--- START ---

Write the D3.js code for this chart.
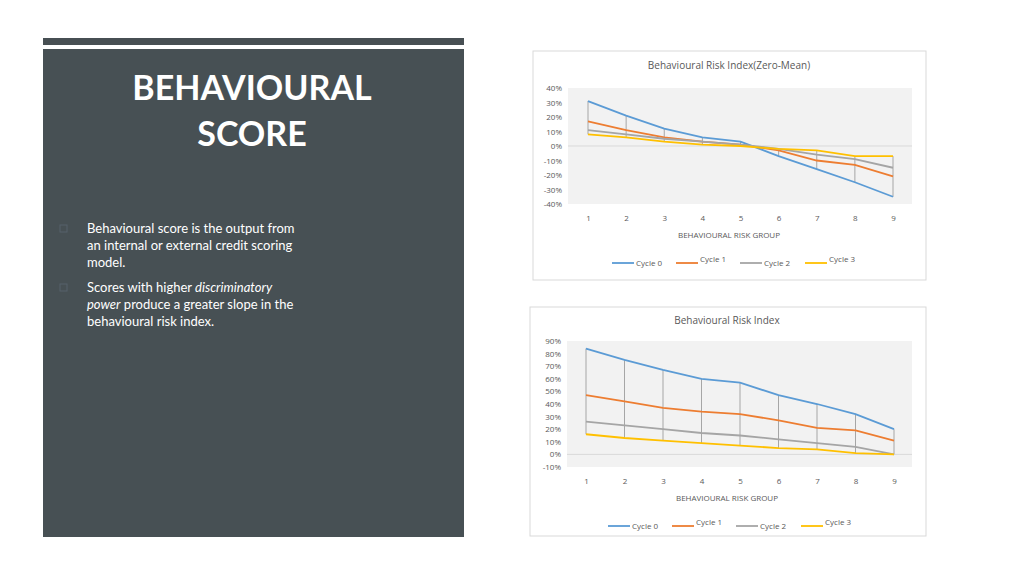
<!DOCTYPE html>
<html><head><meta charset="utf-8">
<script src="https://cdn.jsdelivr.net/npm/d3@7"></script>
<style>body{margin:0;background:#fff}svg{display:block}</style>
</head><body>
<svg width="1024" height="576"></svg>
<script>
const groups = [1, 2, 3, 4, 5, 6, 7, 8, 9];
const seriesNames = ['Cycle 0', 'Cycle 1', 'Cycle 2', 'Cycle 3'];
const colors = ['#5b9bd5', '#ed7d31', '#a5a5a5', '#ffc000'];

// zero-mean index (%)
const zm0 = [31, 21, 12, 6, 3, -7, -16, -25, -35];
const zm1 = [17, 11, 6, 3, 1, -3, -10, -13, -21];
const zm2 = [11, 8, 5, 3, 1, -2, -6, -9, -15];
const zm3 = [8, 6, 3, 1, 0, -2, -3, -7, -7];
const zmTicks = [40, 30, 20, 10, 0, -10, -20, -30, -40];

// risk index (%)
const ri0 = [84, 75, 67, 60, 57, 47, 40, 32, 20];
const ri1 = [47, 42, 37, 34, 32, 27, 21, 19, 11];
const ri2 = [26, 23, 20, 17, 15, 12, 9, 6, 0];
const ri3 = [16, 13, 11, 9, 7, 5, 4, 1, 0];
const riTicks = [90, 80, 70, 60, 50, 40, 30, 20, 10, 0, -10];

const svg = d3.select('svg');
const font = '"Open Sans", sans-serif';
const tfont = 'Lato, sans-serif';

// left panel
svg.append('rect').attr('x', 43).attr('y', 38).attr('width', 421).attr('height', 7).attr('fill', '#474f53');
svg.append('rect').attr('x', 43).attr('y', 49).attr('width', 421).attr('height', 488).attr('fill', '#475054');
svg.append('text').attr('x', 252).attr('y', 100).attr('text-anchor', 'middle').attr('fill', '#fff')
    .style('font-family', tfont).style('font-weight', 'bold').style('font-size', '34px').text('BEHAVIOURAL');
svg.append('text').attr('x', 252).attr('y', 146).attr('text-anchor', 'middle').attr('fill', '#fff')
    .style('font-family', tfont).style('font-weight', 'bold').style('font-size', '34px').text('SCORE');

const bullets = [
    {y: 233, lines: [['Behavioural score is the output from'], ['an internal or external credit scoring'], ['model.']]},
    {y: 292, lines: [['Scores with higher ', ['discriminatory']], [['power'], ' produce a greater slope in the'], ['behavioural risk index.']]}
];
bullets.forEach(b => {
    svg.append('rect').attr('x', 60).attr('y', b.y - 8).attr('width', 7).attr('height', 7)
        .attr('fill', 'none').attr('stroke', '#56606a').attr('stroke-width', 1);
    b.lines.forEach((ln, i) => {
        const t = svg.append('text').attr('x', 87).attr('y', b.y + i * 17).attr('fill', '#fff')
            .style('font-family', tfont).style('font-size', '13px');
        ln.forEach(part => {
            if (Array.isArray(part)) t.append('tspan').style('font-style', 'italic').text(part[0]);
            else t.append('tspan').text(part);
        });
    });
});

function chart(cfg) {
    const g = svg.append('g');
    g.append('rect').attr('x', cfg.box[0]).attr('y', cfg.box[1]).attr('width', cfg.box[2]).attr('height', cfg.box[3])
        .attr('fill', '#fff').attr('stroke', '#d9d9d9');
    const x = d3.scalePoint().domain(groups).range([cfg.xr[0], cfg.xr[1]]);
    const y = d3.scaleLinear().domain([cfg.ticks[cfg.ticks.length - 1], cfg.ticks[0]]).range([cfg.yr[1], cfg.yr[0]]);
    g.append('rect').attr('x', cfg.plotX[0]).attr('y', cfg.yr[0]).attr('width', cfg.plotX[1] - cfg.plotX[0])
        .attr('height', cfg.yr[1] - cfg.yr[0]).attr('fill', '#f2f2f2');
    g.append('text').attr('x', cfg.cx).attr('y', cfg.titleY).attr('text-anchor', 'middle').attr('fill', '#595959')
        .style('font-family', font).style('font-size', '10px').text(cfg.title);
    const ax = g.append('g').attr('transform', `translate(${cfg.plotX[0] - 6},0)`)
        .call(d3.axisLeft(y).tickValues(cfg.ticks).tickFormat(d => d + '%').tickSize(0).tickPadding(0));
    ax.select('.domain').remove();
    ax.selectAll('text').attr('fill', '#595959').style('font-family', font).style('font-size', '8px');
    g.append('line').attr('x1', cfg.plotX[0]).attr('x2', cfg.plotX[1]).attr('y1', y(0)).attr('y2', y(0)).attr('stroke', '#d9d9d9');
    const bx = g.append('g').attr('transform', `translate(0,${cfg.yr[1] + 8})`)
        .call(d3.axisBottom(x).tickSize(0));
    bx.select('.domain').remove();
    bx.selectAll('text').attr('fill', '#595959').style('font-family', font).style('font-size', '8px');
    g.append('text').attr('x', cfg.cx).attr('y', cfg.yr[1] + 34).attr('text-anchor', 'middle').attr('fill', '#595959')
        .style('font-family', font).style('font-size', '8px').text('BEHAVIOURAL RISK GROUP');
    // high-low lines
    groups.forEach((gr, i) => {
        const vals = cfg.data.map(s => s[i]);
        g.append('line').attr('x1', x(gr)).attr('x2', x(gr)).attr('y1', y(d3.max(vals))).attr('y2', y(d3.min(vals)))
            .attr('stroke', '#a6a6a6').attr('stroke-width', 1);
    });
    const line = d3.line().x((d, i) => x(groups[i])).y(d => y(d));
    cfg.data.forEach((s, k) => {
        g.append('path').datum(s).attr('d', line).attr('fill', 'none').attr('stroke', colors[k]).attr('stroke-width', 1.8);
    });
    const lx = [612, 676, 740, 805];
    seriesNames.forEach((n, k) => {
        const ly = cfg.yr[1] + 59;
        g.append('line').attr('x1', lx[k] + cfg.dx).attr('x2', lx[k] + cfg.dx + 22).attr('y1', ly).attr('y2', ly)
            .attr('stroke', colors[k]).attr('stroke-width', 1.8);
        g.append('text').attr('x', lx[k] + cfg.dx + 24).attr('y', ly + (k % 2 ? -1 : 3)).attr('fill', '#595959')
            .style('font-family', font).style('font-size', '8px').text(n);
    });
}

chart({box: [533, 51, 393, 229], plotX: [568, 912], xr: [588, 893], yr: [88, 204], ticks: zmTicks,
    cx: 729, titleY: 69, title: 'Behavioural Risk Index(Zero-Mean)', data: [zm0, zm1, zm2, zm3], dx: 0});
chart({box: [530, 307, 396, 229], plotX: [567, 912], xr: [586, 894], yr: [341, 467], ticks: riTicks,
    cx: 727, titleY: 324, title: 'Behavioural Risk Index', data: [ri0, ri1, ri2, ri3], dx: -4});
</script>
</body></html>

--- END ---

What needs to be done: Write out again exactly the lines from the start of the data above through the line containing "const tfont = 'Lato, sans-serif';", inclusive, excluding any pictures.

Full response:
Write the D3.js code for this chart.
<!DOCTYPE html>
<html><head><meta charset="utf-8">
<script src="https://cdn.jsdelivr.net/npm/d3@7"></script>
<style>body{margin:0;background:#fff}svg{display:block}</style>
</head><body>
<svg width="1024" height="576"></svg>
<script>
const groups = [1, 2, 3, 4, 5, 6, 7, 8, 9];
const seriesNames = ['Cycle 0', 'Cycle 1', 'Cycle 2', 'Cycle 3'];
const colors = ['#5b9bd5', '#ed7d31', '#a5a5a5', '#ffc000'];

// zero-mean index (%)
const zm0 = [31, 21, 12, 6, 3, -7, -16, -25, -35];
const zm1 = [17, 11, 6, 3, 1, -3, -10, -13, -21];
const zm2 = [11, 8, 5, 3, 1, -2, -6, -9, -15];
const zm3 = [8, 6, 3, 1, 0, -2, -3, -7, -7];
const zmTicks = [40, 30, 20, 10, 0, -10, -20, -30, -40];

// risk index (%)
const ri0 = [84, 75, 67, 60, 57, 47, 40, 32, 20];
const ri1 = [47, 42, 37, 34, 32, 27, 21, 19, 11];
const ri2 = [26, 23, 20, 17, 15, 12, 9, 6, 0];
const ri3 = [16, 13, 11, 9, 7, 5, 4, 1, 0];
const riTicks = [90, 80, 70, 60, 50, 40, 30, 20, 10, 0, -10];

const svg = d3.select('svg');
const font = '"Open Sans", sans-serif';
const tfont = 'Lato, sans-serif';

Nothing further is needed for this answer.